Essentially then, the computations work because IFURefs and EURefs are relatively insensitive to main M-Bus load for loads less than around 0.80, and for MI bus load less than around 0.60, and we are within these bounds on both accounts.

See the paper by Ashcroft [1] or the book by Kleinrock [2] for the math.

Multiple processors per MI

The SC's for one processor put a load of 33 cycles on MI. If we put two processors per MI, the effective contribution of each processor will drop from 0.75 ideal processors to 0.72 ideal processors [1]. This is less than 4% degradation, so its probably acceptable to put up to two processors on a single MI bus. With 3 processors the contribution drops to 0.68 (10%), and for 4 processors to 0.64 (15%).

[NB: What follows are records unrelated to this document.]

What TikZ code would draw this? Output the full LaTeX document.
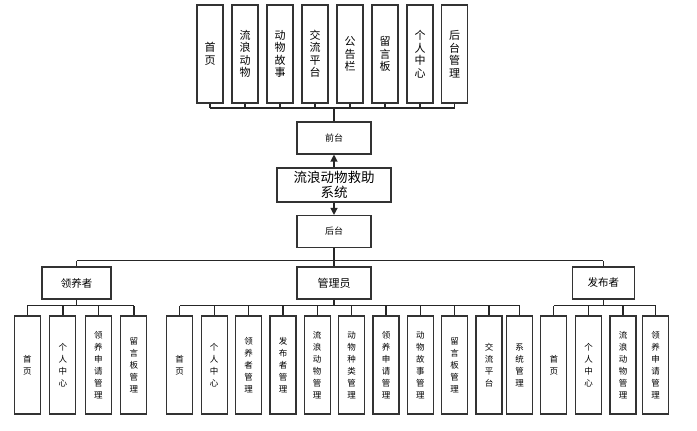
\documentclass[tikz,border=0pt]{standalone}
\usepackage{fontspec}
\setmainfont{Noto Sans CJK SC}
\usetikzlibrary{arrows.meta}
\tikzset{
  box/.style={draw=black!80, line width=1.1pt, fill=white, inner sep=0pt},
  tbox/.style={box, minimum width=26pt, minimum height=98pt, align=center, font=\fontsize{11}{12.5}\selectfont},
  cbox/.style={box, minimum width=26pt, minimum height=98pt, align=center, font=\fontsize{8.5}{12}\selectfont},
  hbox/.style={box, minimum width=74pt, minimum height=32pt},
  wire/.style={draw=black!85, line width=1.2pt},
  arr/.style={wire, -{Triangle[width=7pt,length=7pt]}},
}
\begin{document}
\begin{tikzpicture}[x=1pt,y=-1pt]
\useasboundingbox (0,0) rectangle (697,431);
% top row
\node[tbox] (t1) at (210,54) {首\\页};
\node[tbox] (t2) at (245,54) {流\\浪\\动\\物};
\node[tbox] (t3) at (280,54) {动\\物\\故\\事};
\node[tbox] (t4) at (315,54) {交\\流\\平\\台};
\node[tbox] (t5) at (350,54) {公\\告\\栏};
\node[tbox] (t6) at (385,54) {留\\言\\板};
\node[tbox] (t7) at (420,54) {个\\人\\中\\心};
\node[tbox] (t8) at (454.5,54) {后\\台\\管\\理};
% middle
\node[hbox, font=\fontsize{9}{11}\selectfont] (qt) at (334,138) {前台};
\node[box, minimum width=114pt, minimum height=34pt, align=center, font=\fontsize{13.5}{15}\selectfont] (sys) at (334,185) {流浪动物救助\\系统};
\node[hbox, font=\fontsize{9}{11}\selectfont] (ht) at (334,231.5) {后台};
% level 2
\node[box, minimum width=69pt, minimum height=32pt, font=\fontsize{10.5}{12}\selectfont] (ly) at (76.5,283) {领养者};
\node[hbox, font=\fontsize{11}{13}\selectfont] (gl) at (334,283) {管理员};
\node[box, minimum width=62pt, minimum height=32pt, font=\fontsize{10.5}{12}\selectfont] (fb) at (603.3,283) {发布者};
% children of 领养者
\node[cbox] (a1) at (27.3,365) {首\\页};
\node[cbox] (a2) at (62.9,365) {个\\人\\中\\心};
\node[cbox] (a3) at (98.4,365) {领\\养\\申\\请\\管\\理};
\node[cbox] (a4) at (133.9,365) {留\\言\\板\\管\\理};
% children of 管理员
\node[cbox] (b1) at (179.7,365) {首\\页};
\node[cbox] (b2) at (214.2,365) {个\\人\\中\\心};
\node[cbox] (b3) at (248.7,365) {领\\养\\者\\管\\理};
\node[cbox] (b4) at (283,365) {发\\布\\者\\管\\理};
\node[cbox] (b5) at (317.2,365) {流\\浪\\动\\物\\管\\理};
\node[cbox] (b6) at (351.5,365) {动\\物\\种\\类\\管\\理};
\node[cbox] (b7) at (386,365) {领\\养\\申\\请\\管\\理};
\node[cbox] (b8) at (420.3,365) {动\\物\\故\\事\\管\\理};
\node[cbox] (b9) at (454.7,365) {留\\言\\板\\管\\理};
\node[cbox] (b10) at (489,365) {交\\流\\平\\台};
\node[cbox] (b11) at (519.7,365) {系\\统\\管\\理};
% children of 发布者
\node[cbox] (c1) at (553.8,365) {首\\页};
\node[cbox] (c2) at (588.7,365) {个\\人\\中\\心};
\node[cbox] (c3) at (623,365) {流\\浪\\动\\物\\管\\理};
\node[cbox] (c4) at (655.7,365) {领\\养\\申\\请\\管\\理};
% bus coordinates
\coordinate (topbus) at (0,108);
\coordinate (midbus) at (0,260.7);
\coordinate (lowbus) at (0,305.7);
% top connectors
\foreach \n in {t1,t2,t3,t4,t5,t6,t7,t8} \draw[wire] (\n.south) -- (\n.south |- topbus);
\draw[wire] (t1.south |- topbus) -- (t8.south |- topbus);
\draw[wire] (qt.north) -- (qt.north |- topbus);
% arrows
\draw[arr] (sys.north) -- (qt.south);
\draw[arr] (sys.south) -- (ht.north);
% level 2 connectors
\draw[wire] (ht.south) -- (ht.south |- midbus);
\draw[wire] (ly.north |- midbus) -- (fb.north |- midbus);
\foreach \n in {ly,gl,fb} \draw[wire] (\n.north) -- (\n.north |- midbus);
% children buses
\foreach \p/\f/\l/\list in {ly/a1/a4/{a1,a2,a3,a4}, gl/b1/b11/{b1,b2,b3,b4,b5,b6,b7,b8,b9,b10,b11}, fb/c1/c4/{c1,c2,c3,c4}} {
  \draw[wire] (\p.south) -- (\p.south |- lowbus);
  \draw[wire] (\f.north |- lowbus) -- (\l.north |- lowbus);
  \foreach \c in \list \draw[wire] (\c.north) -- (\c.north |- lowbus);
}
\end{tikzpicture}
\end{document}
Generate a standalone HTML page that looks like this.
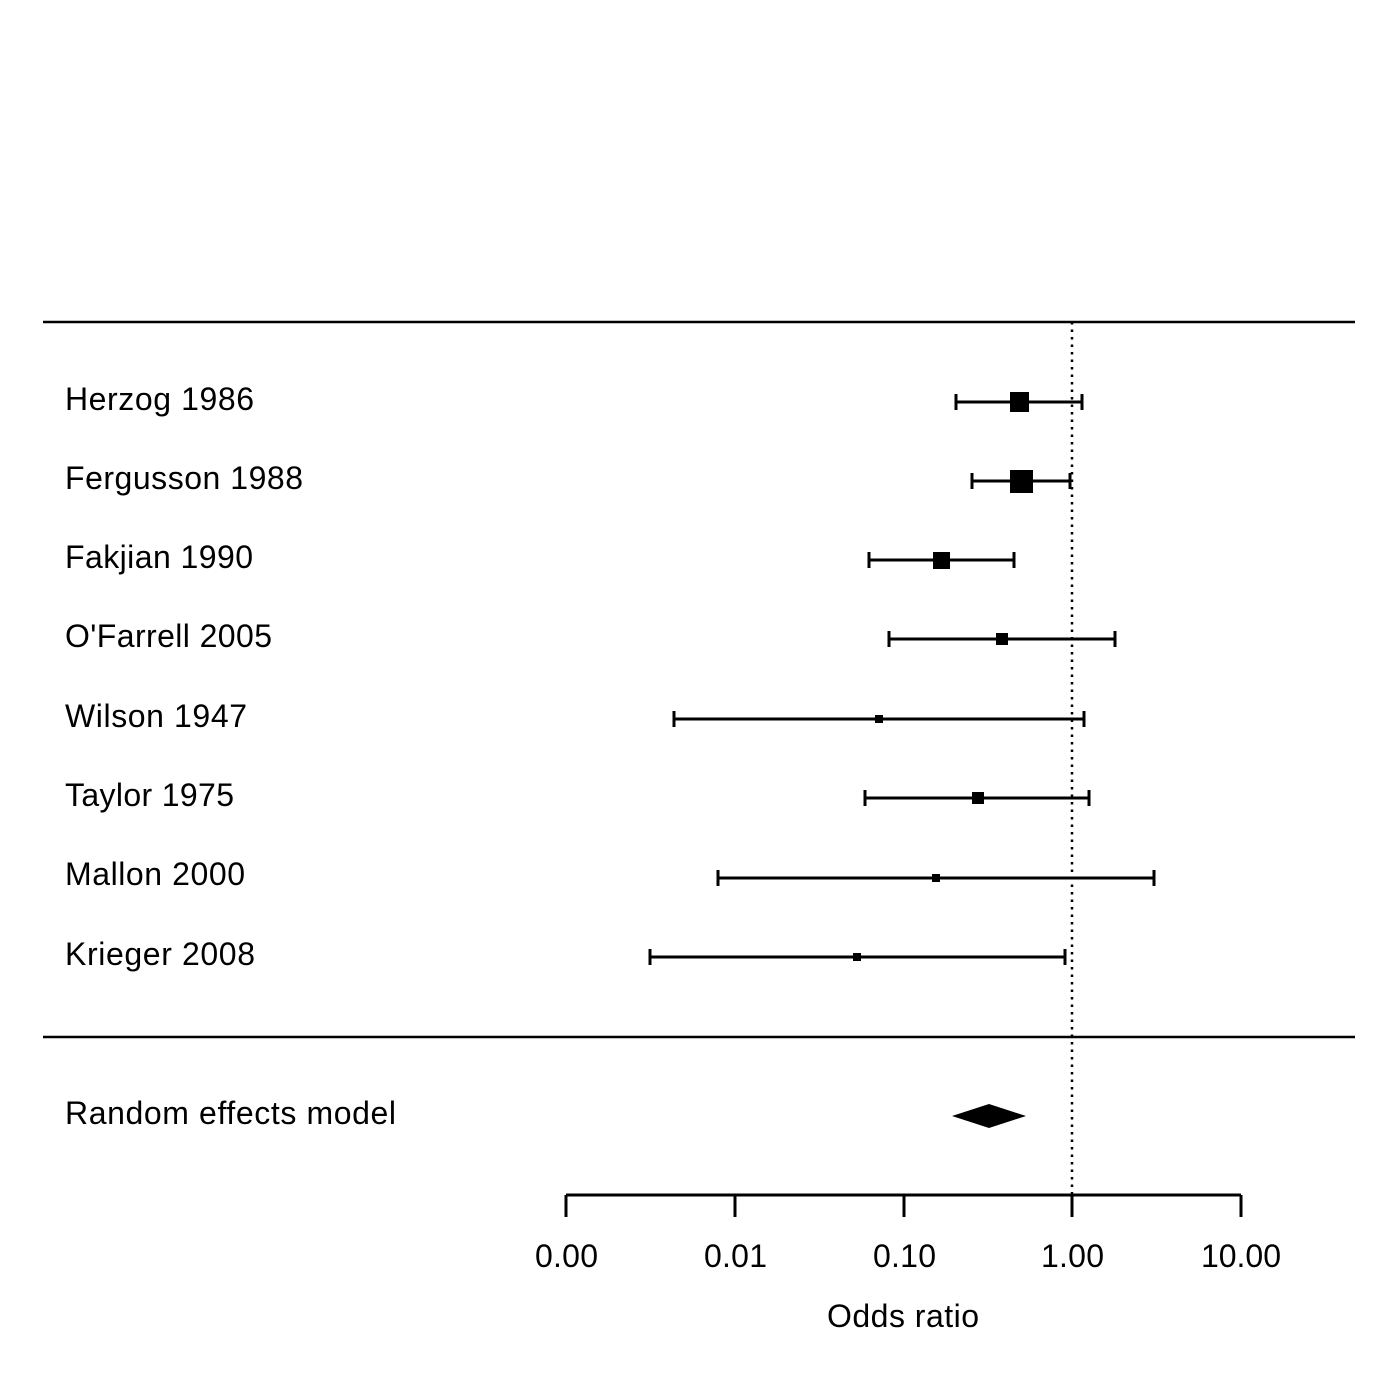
<!DOCTYPE html>
<html><head><meta charset="utf-8"><style>html,body{margin:0;padding:0;background:#fff}svg{display:block}</style></head>
<body>
<svg width="1400" height="1400" viewBox="0 0 1400 1400" xmlns="http://www.w3.org/2000/svg" font-family="Liberation Sans, sans-serif" font-size="32">
<rect width="1400" height="1400" fill="#fff"/>
<g stroke="#000" stroke-width="2.5">
<line x1="43" y1="322" x2="1355" y2="322"/>
<line x1="43" y1="1037" x2="1355" y2="1037"/>
</g>
<line x1="1072" y1="322" x2="1072" y2="1195" stroke="#000" stroke-width="2.5" stroke-dasharray="2.5,5"/>
<g stroke="#000" stroke-width="3" fill="#000">
<line x1="956" y1="402" x2="1082" y2="402"/><line x1="956" y1="394" x2="956" y2="410"/><line x1="1082" y1="394" x2="1082" y2="410"/>
<rect x="1010" y="392" width="19" height="20" stroke="none"/>
<line x1="972" y1="481" x2="1070" y2="481"/><line x1="972" y1="473" x2="972" y2="489"/><line x1="1070" y1="473" x2="1070" y2="489"/>
<rect x="1010" y="470" width="23" height="23" stroke="none"/>
<line x1="869" y1="560" x2="1014" y2="560"/><line x1="869" y1="552" x2="869" y2="568"/><line x1="1014" y1="552" x2="1014" y2="568"/>
<rect x="933" y="552" width="17" height="17" stroke="none"/>
<line x1="889" y1="639" x2="1115" y2="639"/><line x1="889" y1="631" x2="889" y2="647"/><line x1="1115" y1="631" x2="1115" y2="647"/>
<rect x="996" y="633" width="12" height="12" stroke="none"/>
<line x1="674" y1="719" x2="1084" y2="719"/><line x1="674" y1="711" x2="674" y2="727"/><line x1="1084" y1="711" x2="1084" y2="727"/>
<rect x="875" y="715" width="8" height="8" stroke="none"/>
<line x1="865" y1="798" x2="1089" y2="798"/><line x1="865" y1="790" x2="865" y2="806"/><line x1="1089" y1="790" x2="1089" y2="806"/>
<rect x="972" y="792" width="12" height="12" stroke="none"/>
<line x1="718" y1="878" x2="1154" y2="878"/><line x1="718" y1="870" x2="718" y2="886"/><line x1="1154" y1="870" x2="1154" y2="886"/>
<rect x="932" y="874" width="8" height="8" stroke="none"/>
<line x1="650" y1="957" x2="1065" y2="957"/><line x1="650" y1="949" x2="650" y2="965"/><line x1="1065" y1="949" x2="1065" y2="965"/>
<rect x="853" y="953" width="8" height="8" stroke="none"/>
</g>
<polygon points="952,1116 989,1104 1026,1116 989,1128" fill="#000"/>
<g stroke="#000" stroke-width="3">
<line x1="566" y1="1195" x2="1241" y2="1195"/>
<line x1="566" y1="1195" x2="566" y2="1217"/>
<line x1="735" y1="1195" x2="735" y2="1217"/>
<line x1="904" y1="1195" x2="904" y2="1217"/>
<line x1="1072" y1="1195" x2="1072" y2="1217"/>
<line x1="1241" y1="1195" x2="1241" y2="1217"/>
</g>
<g>
<text x="535" y="1267" textLength="63">0.00</text>
<text x="704" y="1267" textLength="63">0.01</text>
<text x="873" y="1267" textLength="63">0.10</text>
<text x="1041" y="1267" textLength="63">1.00</text>
<text x="1201" y="1267" textLength="80">10.00</text>
<text x="827" y="1327" textLength="152">Odds ratio</text>
</g>
<g>
<text x="65" y="410" textLength="189">Herzog 1986</text>
<text x="65" y="489" textLength="238">Fergusson 1988</text>
<text x="65" y="568" textLength="188">Fakjian 1990</text>
<text x="65" y="647" textLength="207">O'Farrell 2005</text>
<text x="65" y="727" textLength="182">Wilson 1947</text>
<text x="65" y="806" textLength="169">Taylor 1975</text>
<text x="65" y="885" textLength="180">Mallon 2000</text>
<text x="65" y="965" textLength="190">Krieger 2008</text>
<text x="65" y="1124" textLength="331">Random effects model</text>
</g>
</svg>
</body></html>
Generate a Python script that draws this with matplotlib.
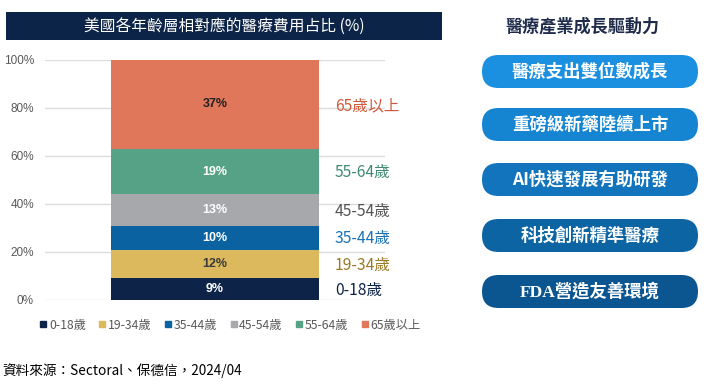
import matplotlib
matplotlib.use("Agg")
import matplotlib.pyplot as plt
from matplotlib.patches import FancyBboxPatch, Rectangle
from matplotlib.lines import Line2D

plt.rcParams["font.family"] = ["Noto Sans CJK TC", "DejaVu Sans"]

GROUPS = ["0-18歲", "19-34歲", "35-44歲", "45-54歲", "55-64歲", "65歲以上"]
SHARES = [9, 12, 10, 13, 19, 37]
BAR_COLORS = ["#0d2348", "#dcb95d", "#0b62a0", "#a7a8ab", "#56a287", "#e0775a"]
LABEL_COLORS = ["#0d2348", "#9a7a25", "#1a72b5", "#555555", "#3f8a6e", "#d0593c"]
VALUE_COLORS = ["white", "#3a3a3a", "white", "white", "white", "#222222"]
YTICKS = [0, 20, 40, 60, 80, 100]

DRIVERS = ["醫療支出雙位數成長", "重磅級新藥陸續上市", "AI快速發展有助研發",
           "科技創新精準醫療", "FDA營造友善環境"]
DRIVER_COLORS = ["#1b8fe0", "#1585d2", "#1174bd", "#0d64a3", "#0b5690"]

W, H = 707, 384
fig = plt.figure(figsize=(W / 100, H / 100), dpi=100)
fig.patch.set_facecolor("white")


def fx(px):
    return px / W


def fy(py):
    return 1 - py / H


# title bar of the chart
fig.patches.append(Rectangle((fx(6), fy(40)), fx(436), 28 / H, transform=fig.transFigure,
                             facecolor="#0c2447", edgecolor="none"))
fig.text(fx(224), fy(26), "美國各年齡層相對應的醫療費用占比 (%)", color="white",
         fontsize=11.3, ha="center", va="center")

ax = fig.add_axes([fx(45), fy(300), fx(340), 240 / H])
ax.set_xlim(0, 1)
ax.set_ylim(0, 100)
for t in YTICKS:
    ax.axhline(t, color="#dcdcdc", lw=1, zorder=0)

bottom = 0
for grp, val, col, lcol, vcol in zip(GROUPS, SHARES, BAR_COLORS, LABEL_COLORS, VALUE_COLORS):
    ax.bar(0.5, val, width=0.612, bottom=bottom, color=col, zorder=2)
    mid = bottom + val / 2
    ax.text(0.5, mid, f"{val}%", color=vcol, fontsize=9, fontweight="bold",
            ha="center", va="center", family=["Liberation Sans"], zorder=3)
    ax.text(0.853, mid - 0.5, grp, color=lcol, fontsize=11.3, ha="left", va="center", zorder=3)
    bottom += val

ax.set_yticks(YTICKS)
ax.set_yticklabels([f"{t}%" for t in YTICKS], fontsize=8.5, color="#595959",
                   family=["Liberation Sans"])
ax.tick_params(axis="y", length=0, pad=8)
ax.set_xticks([])
for s in ax.spines.values():
    s.set_visible(False)
ax.patch.set_alpha(0)

handles = [Line2D([], [], marker="s", ls="none", markersize=5, color=c) for c in BAR_COLORS]
fig.legend(handles, GROUPS, loc="center", bbox_to_anchor=(fx(230), fy(325)), ncol=6,
           frameon=False, fontsize=8.8, handlelength=0.6, handletextpad=0.15,
           columnspacing=1.05, labelcolor="#595959")

fig.text(fx(2), fy(371), "資料來源：Sectoral、保德信，2024/04", fontsize=9.8,
         color="black", ha="left", va="center")

# right panel
fig.text(fx(583), fy(26), "醫療產業成長驅動力", fontsize=12.3, color="#1f2b4a",
         ha="center", va="center", fontweight="bold")
tops = [55, 108, 163, 219, 275]
for txt, col, top in zip(DRIVERS, DRIVER_COLORS, tops):
    h = 33
    x0, x1 = 482, 698
    pill = FancyBboxPatch((x0, H - top - h), x1 - x0, h,
                          boxstyle=f"round,pad=0,rounding_size={h / 2}",
                          transform=None, facecolor=col, edgecolor="none")
    fig.patches.append(pill)
    fam = ["Liberation Serif", "Noto Sans CJK TC"] if txt.startswith("FDA") else ["Noto Sans CJK TC"]
    fig.text(fx((x0 + x1) / 2), fy(top + h / 2), txt, fontsize=12.5, color="white",
             ha="center", va="center", fontweight="bold", family=fam)

fig.savefig("out.png", dpi=100, facecolor="white")
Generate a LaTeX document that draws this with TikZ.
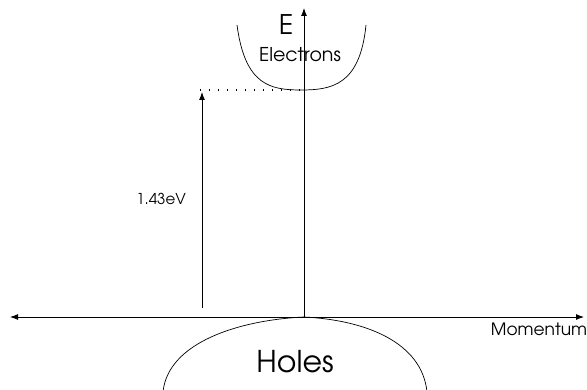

The design of SC and BC are independent of how many processors will be put on each MI so this decision can be postponed till system fabrication time.

References

[1] Ashcorft, H., "The Productivity of Several Machines Under the Care of One Operator", Journal of the Royal Statistical Society, Series B, 1950.

[2] Klienrock, L., "Queuing Systems-Volume I", Wiley Interscience.